Vegetables included pumpkin, carrot, lettuce, tomato, and cucumber. For starch, he used the highly nutritious black rice. He also used ackee and ripe plantain.
The names of the dishes were as interesting as the dishes themselves
"The one with the black rice we call that Liberation Stew. The Redemption Song is the one where ackee get redeemed from salt fish. We nuh haffi use ackee and salt fish anymore. We don't grow salt fish in Jamaica and we can save our money by using the plantain.
"Ackee a par with ripe plantain that was dehydrated. We don't want to give you a name like ackee and plantain, it's Redemption Song."
Other dishes included Collective Security, Reparation Stew, and Simplicity.
According to Ras Manga, food is like art and he presents it like poetry.
"So when you eat and you know the name that I give it, then we're going to start a conversation and that conversation can lead to either a cultural awareness, historical enlightenment, or even from a nutritional point of view, you can just take it on and get healthier."

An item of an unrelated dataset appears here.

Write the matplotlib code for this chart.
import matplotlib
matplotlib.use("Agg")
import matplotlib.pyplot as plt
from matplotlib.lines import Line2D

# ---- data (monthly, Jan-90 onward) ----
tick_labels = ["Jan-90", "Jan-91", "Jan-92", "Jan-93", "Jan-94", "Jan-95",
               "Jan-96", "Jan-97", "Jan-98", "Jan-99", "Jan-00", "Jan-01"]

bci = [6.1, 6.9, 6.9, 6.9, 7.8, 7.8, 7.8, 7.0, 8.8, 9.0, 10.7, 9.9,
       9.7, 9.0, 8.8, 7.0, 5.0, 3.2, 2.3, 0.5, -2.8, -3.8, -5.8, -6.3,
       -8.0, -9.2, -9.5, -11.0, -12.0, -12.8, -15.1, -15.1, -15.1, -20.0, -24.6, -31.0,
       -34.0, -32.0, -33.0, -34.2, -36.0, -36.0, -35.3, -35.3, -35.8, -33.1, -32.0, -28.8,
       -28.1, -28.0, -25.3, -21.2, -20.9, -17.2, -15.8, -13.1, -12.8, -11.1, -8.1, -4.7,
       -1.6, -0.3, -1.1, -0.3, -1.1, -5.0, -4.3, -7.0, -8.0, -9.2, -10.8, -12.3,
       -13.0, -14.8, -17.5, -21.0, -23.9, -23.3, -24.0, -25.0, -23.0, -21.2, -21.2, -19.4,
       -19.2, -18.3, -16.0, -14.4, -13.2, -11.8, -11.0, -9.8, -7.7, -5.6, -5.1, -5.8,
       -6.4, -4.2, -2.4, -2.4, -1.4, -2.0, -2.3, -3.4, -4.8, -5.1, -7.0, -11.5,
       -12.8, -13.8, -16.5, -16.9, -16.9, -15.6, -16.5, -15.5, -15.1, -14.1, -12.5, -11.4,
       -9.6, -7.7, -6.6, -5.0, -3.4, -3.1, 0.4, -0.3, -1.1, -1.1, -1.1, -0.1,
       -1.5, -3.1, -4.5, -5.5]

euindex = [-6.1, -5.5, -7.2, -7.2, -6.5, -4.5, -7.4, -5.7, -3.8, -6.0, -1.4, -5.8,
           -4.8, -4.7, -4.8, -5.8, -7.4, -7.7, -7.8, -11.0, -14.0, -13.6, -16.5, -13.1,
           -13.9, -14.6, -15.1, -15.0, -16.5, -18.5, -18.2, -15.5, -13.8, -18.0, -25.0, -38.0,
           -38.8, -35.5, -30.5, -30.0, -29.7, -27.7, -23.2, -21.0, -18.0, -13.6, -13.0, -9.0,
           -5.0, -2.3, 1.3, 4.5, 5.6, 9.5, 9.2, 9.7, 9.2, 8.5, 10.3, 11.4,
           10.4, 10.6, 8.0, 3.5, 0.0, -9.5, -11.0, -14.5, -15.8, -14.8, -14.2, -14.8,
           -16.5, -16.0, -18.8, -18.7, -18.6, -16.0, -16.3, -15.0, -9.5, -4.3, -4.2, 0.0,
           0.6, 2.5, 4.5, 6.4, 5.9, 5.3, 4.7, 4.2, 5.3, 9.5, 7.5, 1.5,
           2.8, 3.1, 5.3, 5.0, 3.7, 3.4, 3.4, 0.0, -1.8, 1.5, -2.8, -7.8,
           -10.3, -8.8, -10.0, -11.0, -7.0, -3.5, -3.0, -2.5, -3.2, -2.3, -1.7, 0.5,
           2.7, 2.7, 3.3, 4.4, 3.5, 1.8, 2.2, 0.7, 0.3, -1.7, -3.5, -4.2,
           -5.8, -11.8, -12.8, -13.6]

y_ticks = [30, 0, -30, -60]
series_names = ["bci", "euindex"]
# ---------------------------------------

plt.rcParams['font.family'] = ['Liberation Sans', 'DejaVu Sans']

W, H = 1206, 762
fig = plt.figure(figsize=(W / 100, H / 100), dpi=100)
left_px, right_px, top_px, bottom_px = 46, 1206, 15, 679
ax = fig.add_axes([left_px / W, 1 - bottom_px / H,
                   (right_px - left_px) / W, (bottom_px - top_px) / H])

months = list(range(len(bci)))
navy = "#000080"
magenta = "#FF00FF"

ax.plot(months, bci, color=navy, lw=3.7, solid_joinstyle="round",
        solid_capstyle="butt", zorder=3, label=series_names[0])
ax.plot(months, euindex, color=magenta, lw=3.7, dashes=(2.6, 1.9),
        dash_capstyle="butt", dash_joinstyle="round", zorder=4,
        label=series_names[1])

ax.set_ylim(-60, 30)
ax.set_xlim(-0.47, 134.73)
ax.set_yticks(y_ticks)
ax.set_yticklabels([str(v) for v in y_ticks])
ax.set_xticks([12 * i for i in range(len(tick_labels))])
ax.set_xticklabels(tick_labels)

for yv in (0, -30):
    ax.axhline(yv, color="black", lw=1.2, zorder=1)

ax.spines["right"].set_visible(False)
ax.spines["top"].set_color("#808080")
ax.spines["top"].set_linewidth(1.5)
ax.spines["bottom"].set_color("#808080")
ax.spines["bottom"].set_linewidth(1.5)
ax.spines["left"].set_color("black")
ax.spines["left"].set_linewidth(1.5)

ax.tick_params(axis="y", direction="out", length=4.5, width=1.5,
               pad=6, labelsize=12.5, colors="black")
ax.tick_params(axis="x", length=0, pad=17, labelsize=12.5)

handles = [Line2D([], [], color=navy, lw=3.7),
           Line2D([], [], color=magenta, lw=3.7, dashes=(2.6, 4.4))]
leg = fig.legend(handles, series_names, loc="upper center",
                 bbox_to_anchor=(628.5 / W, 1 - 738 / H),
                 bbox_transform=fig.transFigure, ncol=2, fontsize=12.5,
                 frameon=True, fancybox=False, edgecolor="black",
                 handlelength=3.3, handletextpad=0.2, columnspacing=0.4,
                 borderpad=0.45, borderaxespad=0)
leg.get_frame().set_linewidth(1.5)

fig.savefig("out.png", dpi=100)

Di Florio, a financial adviser with New York Life Insurance Company, owner of Di Florio Financial, an international photographer, media director and multimedia artist, is supportive of Ras Manga's philosophy and practice.
"I think the overall objective of Manga's mission here is to institute an opportunity for someone to be just a bit healthier or to be cognitive of things that they never understood would be better for them, and in the long run, make them feel better about themselves," Di Florio said.
"And if you feel better about who you are and you're enjoying what you're putting in your body because you see the results, that's a victorious moment for anyone."
Ras Manga is based in May Pen, Clarendon, and hosts a healthy lifestyle programme on Bess 100 FM.